People and parliament might have been "alarmed" if they had been told what was going on." Tony Bunyan, Editor, Statewatch (paras 4, 5 & 6 were not printed)
Mr Howard did not reply.
Whether the EU effectively adopted in 1995 the "Requirements" drafted by the FBI back in 1992 is perhaps not the issue. What is however is that while in the US the taking of new, intrusive, surveillance powers by the "law enforcement agencies" was debated and adopted through their democratic process, in the EU the decision was taken in secret by "written procedure" with no democratic discussion at all in the parliaments of the European Union.
Sources: Publication of Council Resolution of 17 January 1995 on the lawful interception of telecommunications, Report from Police Cooperation Working Party to Steering Group II, 8977/96, Limite, ENFOPOL 121, 11.7.96; Interception of communications, report to COREPER, ENFOPOL 40, 10090/93, Confidential, 16.11.93; Memorandum of Understanding concerning the lawful interception of telecommunications, ENFOPOL 112, 10037/95, Limite, 25.11.95; Legally permitted surveillance of telecommunications systems provided from a point outside the national territory, report from the UK delegation to the Working Group on Police Cooperation, ENFOPOL 1, 4118/95, Restricted, 9.1.95; Electronic Privacy Information Center, Washington, USA; Chapter 4, "Pre-Wiretapping Telephones", by David Banasar in Electronic Privacy Sourcebook (forthcoming, June 1997), John Wiley and Sons, NY. Copies of Statewatch's interim report on "European Union and FBI launch global surveillance system" are available for £2.00 (inc p&p).
June 1991: first FBI Bill withdrawn from US Congress
June 1992: FBI produced "Law Enforcement REQUIREMENTS for the surveillance of electronic communications"

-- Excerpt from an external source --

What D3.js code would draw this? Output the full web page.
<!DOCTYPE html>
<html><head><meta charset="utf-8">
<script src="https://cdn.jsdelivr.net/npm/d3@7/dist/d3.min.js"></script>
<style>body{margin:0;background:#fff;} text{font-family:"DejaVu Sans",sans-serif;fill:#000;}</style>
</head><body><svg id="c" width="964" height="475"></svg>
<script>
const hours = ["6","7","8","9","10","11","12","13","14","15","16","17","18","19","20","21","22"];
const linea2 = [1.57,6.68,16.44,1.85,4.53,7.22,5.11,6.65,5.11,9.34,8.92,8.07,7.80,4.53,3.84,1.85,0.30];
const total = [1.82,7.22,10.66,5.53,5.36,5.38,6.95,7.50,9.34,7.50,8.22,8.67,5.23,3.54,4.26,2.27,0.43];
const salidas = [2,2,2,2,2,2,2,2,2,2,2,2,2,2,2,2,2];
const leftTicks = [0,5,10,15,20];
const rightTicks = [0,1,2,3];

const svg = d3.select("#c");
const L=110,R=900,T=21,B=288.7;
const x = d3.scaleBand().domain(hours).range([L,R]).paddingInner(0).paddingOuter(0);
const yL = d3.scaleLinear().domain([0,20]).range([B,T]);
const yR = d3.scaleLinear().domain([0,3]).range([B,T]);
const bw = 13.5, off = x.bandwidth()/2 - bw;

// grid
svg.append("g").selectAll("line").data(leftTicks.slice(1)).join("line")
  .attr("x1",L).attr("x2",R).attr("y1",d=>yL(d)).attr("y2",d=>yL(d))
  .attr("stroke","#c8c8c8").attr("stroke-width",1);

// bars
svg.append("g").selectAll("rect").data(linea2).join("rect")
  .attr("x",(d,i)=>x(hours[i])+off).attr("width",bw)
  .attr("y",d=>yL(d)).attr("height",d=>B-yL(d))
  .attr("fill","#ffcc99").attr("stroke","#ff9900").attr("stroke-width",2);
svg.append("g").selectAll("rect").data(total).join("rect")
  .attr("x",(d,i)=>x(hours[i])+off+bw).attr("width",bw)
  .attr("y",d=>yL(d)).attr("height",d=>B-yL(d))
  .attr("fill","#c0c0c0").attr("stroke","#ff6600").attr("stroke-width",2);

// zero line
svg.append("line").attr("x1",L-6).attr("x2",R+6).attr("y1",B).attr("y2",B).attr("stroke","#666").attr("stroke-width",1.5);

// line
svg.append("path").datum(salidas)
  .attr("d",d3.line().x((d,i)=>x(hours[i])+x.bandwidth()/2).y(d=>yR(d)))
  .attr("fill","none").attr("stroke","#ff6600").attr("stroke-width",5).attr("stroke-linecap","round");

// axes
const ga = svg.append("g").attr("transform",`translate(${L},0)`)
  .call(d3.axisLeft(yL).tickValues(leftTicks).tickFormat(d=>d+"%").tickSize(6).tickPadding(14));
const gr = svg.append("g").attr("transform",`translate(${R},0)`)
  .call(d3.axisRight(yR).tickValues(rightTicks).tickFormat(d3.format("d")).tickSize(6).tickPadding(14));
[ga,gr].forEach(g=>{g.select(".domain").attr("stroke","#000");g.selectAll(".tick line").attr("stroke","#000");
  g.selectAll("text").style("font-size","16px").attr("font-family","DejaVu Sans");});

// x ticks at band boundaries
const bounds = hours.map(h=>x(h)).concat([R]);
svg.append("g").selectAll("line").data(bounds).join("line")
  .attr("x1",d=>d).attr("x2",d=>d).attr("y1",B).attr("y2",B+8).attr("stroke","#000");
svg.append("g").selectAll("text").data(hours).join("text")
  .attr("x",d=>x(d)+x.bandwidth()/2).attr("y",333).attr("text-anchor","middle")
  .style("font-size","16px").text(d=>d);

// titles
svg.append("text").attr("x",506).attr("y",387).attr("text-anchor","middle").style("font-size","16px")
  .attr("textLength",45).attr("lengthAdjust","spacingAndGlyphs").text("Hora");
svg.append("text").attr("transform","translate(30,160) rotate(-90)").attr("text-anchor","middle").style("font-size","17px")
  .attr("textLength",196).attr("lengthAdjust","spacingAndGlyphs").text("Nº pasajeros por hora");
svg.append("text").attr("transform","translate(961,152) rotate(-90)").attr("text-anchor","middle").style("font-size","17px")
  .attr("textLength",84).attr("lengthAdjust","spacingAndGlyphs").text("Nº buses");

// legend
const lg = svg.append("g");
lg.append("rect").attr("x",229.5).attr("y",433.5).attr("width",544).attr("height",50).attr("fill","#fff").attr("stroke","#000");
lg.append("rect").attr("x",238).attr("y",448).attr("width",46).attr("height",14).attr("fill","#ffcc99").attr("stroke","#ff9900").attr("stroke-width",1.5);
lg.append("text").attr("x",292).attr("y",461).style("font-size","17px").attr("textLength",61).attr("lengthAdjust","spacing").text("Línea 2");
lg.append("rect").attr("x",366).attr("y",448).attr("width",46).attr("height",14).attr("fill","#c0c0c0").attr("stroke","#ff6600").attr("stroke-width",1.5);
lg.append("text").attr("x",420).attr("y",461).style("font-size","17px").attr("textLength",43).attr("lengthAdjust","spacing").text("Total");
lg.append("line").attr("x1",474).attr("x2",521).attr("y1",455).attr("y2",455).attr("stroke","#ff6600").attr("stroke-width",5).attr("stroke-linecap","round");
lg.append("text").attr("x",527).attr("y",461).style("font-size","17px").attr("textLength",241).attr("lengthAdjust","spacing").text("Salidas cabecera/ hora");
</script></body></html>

Autumn 1992: second FBI Bill withdrawn from US Congress
1993: FBI host a seminar in Quantico attended by the EU
29-30 November 1993
The first meeting of the new, post-Maastricht, Council of Justice and Home Affairs Ministers meeting in Brussels adopt a Resolution calling on experts to compare the needs of the EU "with those of the FBI"

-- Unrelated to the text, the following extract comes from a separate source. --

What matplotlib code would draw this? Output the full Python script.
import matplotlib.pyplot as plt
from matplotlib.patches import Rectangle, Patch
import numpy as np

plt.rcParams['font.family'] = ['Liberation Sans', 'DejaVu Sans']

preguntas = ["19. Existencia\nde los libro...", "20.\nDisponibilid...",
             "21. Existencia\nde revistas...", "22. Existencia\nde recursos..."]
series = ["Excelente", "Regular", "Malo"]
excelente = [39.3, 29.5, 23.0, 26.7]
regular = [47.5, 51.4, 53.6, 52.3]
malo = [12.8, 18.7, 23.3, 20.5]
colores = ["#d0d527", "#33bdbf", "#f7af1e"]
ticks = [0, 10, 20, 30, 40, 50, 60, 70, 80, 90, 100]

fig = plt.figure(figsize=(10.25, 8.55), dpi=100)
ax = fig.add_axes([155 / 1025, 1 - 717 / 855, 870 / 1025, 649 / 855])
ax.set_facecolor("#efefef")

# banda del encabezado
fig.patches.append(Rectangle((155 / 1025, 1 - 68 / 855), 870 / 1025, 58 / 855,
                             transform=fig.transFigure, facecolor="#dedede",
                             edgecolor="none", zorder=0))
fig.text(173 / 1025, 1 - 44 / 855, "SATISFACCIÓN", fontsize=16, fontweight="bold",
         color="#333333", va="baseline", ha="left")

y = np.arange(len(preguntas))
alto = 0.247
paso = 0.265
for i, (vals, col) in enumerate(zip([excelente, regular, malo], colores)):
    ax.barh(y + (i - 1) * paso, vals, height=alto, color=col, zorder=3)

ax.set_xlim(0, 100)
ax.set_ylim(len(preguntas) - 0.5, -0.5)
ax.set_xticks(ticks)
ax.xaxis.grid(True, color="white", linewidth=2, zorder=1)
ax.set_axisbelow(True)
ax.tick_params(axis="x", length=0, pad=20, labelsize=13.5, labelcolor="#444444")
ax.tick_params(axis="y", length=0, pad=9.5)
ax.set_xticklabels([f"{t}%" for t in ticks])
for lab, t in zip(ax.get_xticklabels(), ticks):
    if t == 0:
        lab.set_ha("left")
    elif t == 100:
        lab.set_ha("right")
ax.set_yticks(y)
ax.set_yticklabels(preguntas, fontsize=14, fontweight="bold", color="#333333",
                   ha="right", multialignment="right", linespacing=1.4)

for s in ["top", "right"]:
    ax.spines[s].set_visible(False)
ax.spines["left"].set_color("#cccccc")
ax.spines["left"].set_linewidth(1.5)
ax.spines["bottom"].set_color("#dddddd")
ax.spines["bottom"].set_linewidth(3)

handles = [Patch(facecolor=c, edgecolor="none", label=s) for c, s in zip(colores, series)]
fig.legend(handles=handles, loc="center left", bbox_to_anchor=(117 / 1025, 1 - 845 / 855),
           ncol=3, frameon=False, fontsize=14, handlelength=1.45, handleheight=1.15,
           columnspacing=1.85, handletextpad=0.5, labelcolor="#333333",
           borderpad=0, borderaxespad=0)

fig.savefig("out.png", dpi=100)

March 1994: The Council of Justice and Home Affairs Ministers discuss but do not adopt a draft Recommendation of principle August 1994: third, and successful Bill introduced in US Congress April, November and December 1994: The K4 Committee discusses the draft Resolution on the lawful interception of telecommunications and the "Requirements" to be placed on network and service providers
October 1994: US Bill passed and signed by Clinton
November 1994: The K4 Committee discusses the draft "Memorandum of Understanding with third countries".
17 January 1995: The Resolution on the "Requirements", never discussed by the Council of Ministers is adopted by "written procedure". It is not published in any form until 4 November 1996 when it appears in the Official Journal.
23 November 1995: The Council of Justice and Home Affairs Ministers agree the "Memorandum of Understanding". It is not published in any form
7 May 1996: Michael Howard, the Home Secretary, tells the Chair of the Select Committee on the European Communities in the House of Lords that the "Memorandum of Understanding on the legal interception of communications" is "not a significant document". 28 November 1996: The Council of Justice and Home Affairs Ministers agree the text of a letter to be sent out to other potential "participants" (countries) in the "Memorandum of Understanding".
K4 Committee: Also set up under the Maastricht Treaty to coordinate the work on the "third pillar" - policing, immigration and asylum, and legal cooperation. Is comprised of senior officials from Interior Ministries and prepares report to go to the Council. Under the K4 Committee there are three Steering Groups covering policing and customs, immigration and asylum, and legal cooperation (civil and criminal) to which a series of Working Groups report.
COREPER: the Committee of Permanent Representatives from each EU state based in Brussels.